Charles Shannon Hendrix shannon at widomaker.com
Tue Jul 31 23:24:16 CDT 2007


On Tue, 31 Jul 2007 20:30:42 -0700
Jon Gilbert <jjj at io.com> wrote:

> I said this in another post too, but NWN was *intended* as a game  
> (dungeons and dragons). 

Intent doesn't define what things are.

SL might have been intended as something else, but it has a lot of game
elements, even by your own definitions.

SL has goals, you can win things, it can be a virtual sandbox, you have an
avatar otherwise known as a player... it has an awful lot of game elements,
some of which you defined yourself, to not be a game.

The funny thing here is that no one would be picking on you if your response
was a level headed statement along the lines of: I view SL as more of a
simulation than a game, and if you had been willing to acknowledge the
blindingly obvious game elements it has.

If you had done that and left out the leet speak and the rabid defensive
stuff, probably no one would have had much to say about it.

This mailing list often operates like a pack of wolves, but they rarely
attack anyone who doesn't walk into traps of their own creation.

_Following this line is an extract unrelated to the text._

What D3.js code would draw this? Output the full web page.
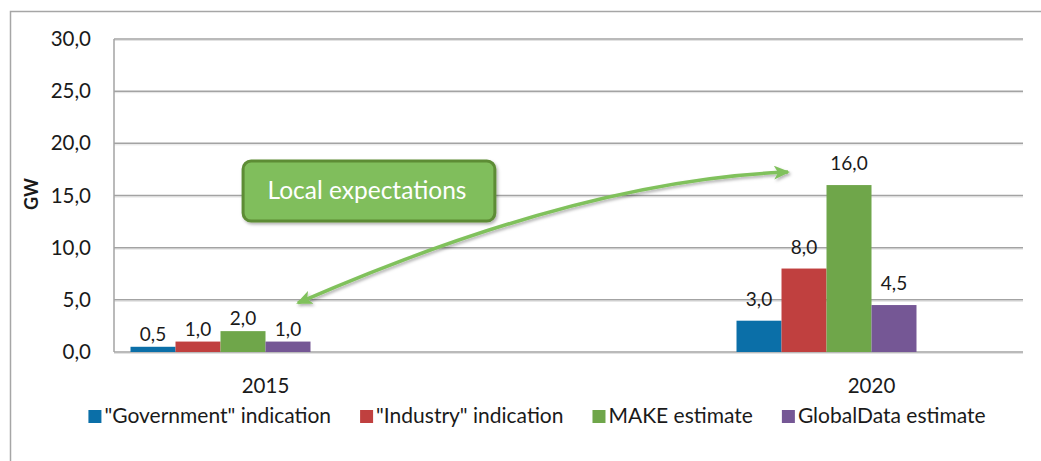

> Though you can hack it to not be used as a game, and just be used as a
> virtual environment. Second Life is a virtual environment, where on the
> other hand, it can have a game in it.

This is just talking about the content.  It didn't default to having game
content, so you don't view it as a game.

Game engine, simulation engine... no real difference.

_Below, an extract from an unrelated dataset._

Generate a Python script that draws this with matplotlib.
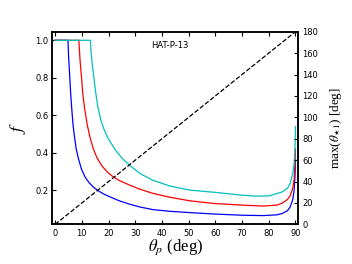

> A $100 million military simulation is not a game. What makes it a  
> game? It's not intended as a "pastime" or "amusement" activity. It is  
> not a competitive contest between players. What's the point of  
> calling it a game, other than to annoy people who know what that word  
> means?

Why don't you ask the creators, designers, programmers, and the US military,
all of whom call it a game, all of whom occasionally play with it for fun.

While you are at it you can ask the Pentagon why they installed it in a war
gaming center that says "War Gaming Center" on the sign out front.

You are trying to draw arbitrary lines in the shifting sands of an industry
that creates games and simulations and sells each as the other every day of
the week.

How about Harpoon?  Was that a game?

Before you answer, keep in mind that the US military paid for a lot of its
development, used it for training, and paid later to have it updated, and the
company that wrote it made a larger version customized for their use.

It was marketed as a game, but was otherwise nothing but a smaller version of
larger military simulators (which as I said, the government calls games).

Go ahead, make the arbitrary call: was Harpoon a game or a simulation?

Really, it isn't a big deal, it's just interesting to see people try to split
hairs in situations like this.

Oh, and for the record, I have spent hours playing with expensive military
simulations, playing to win, competing with others, having a ball, and in
some case I made money from it, or at least someone had to buy me dinner.

One of my friends in college trained in Apache simulations.  They used to
play with them for hours if they could get the time and sign up for it.

But, of course, it wasn't a game...





-- 
shannon           | An Irishman is never drunk as long as he can hold onto 
                  | one blade of grass and not fall off the face of the earth.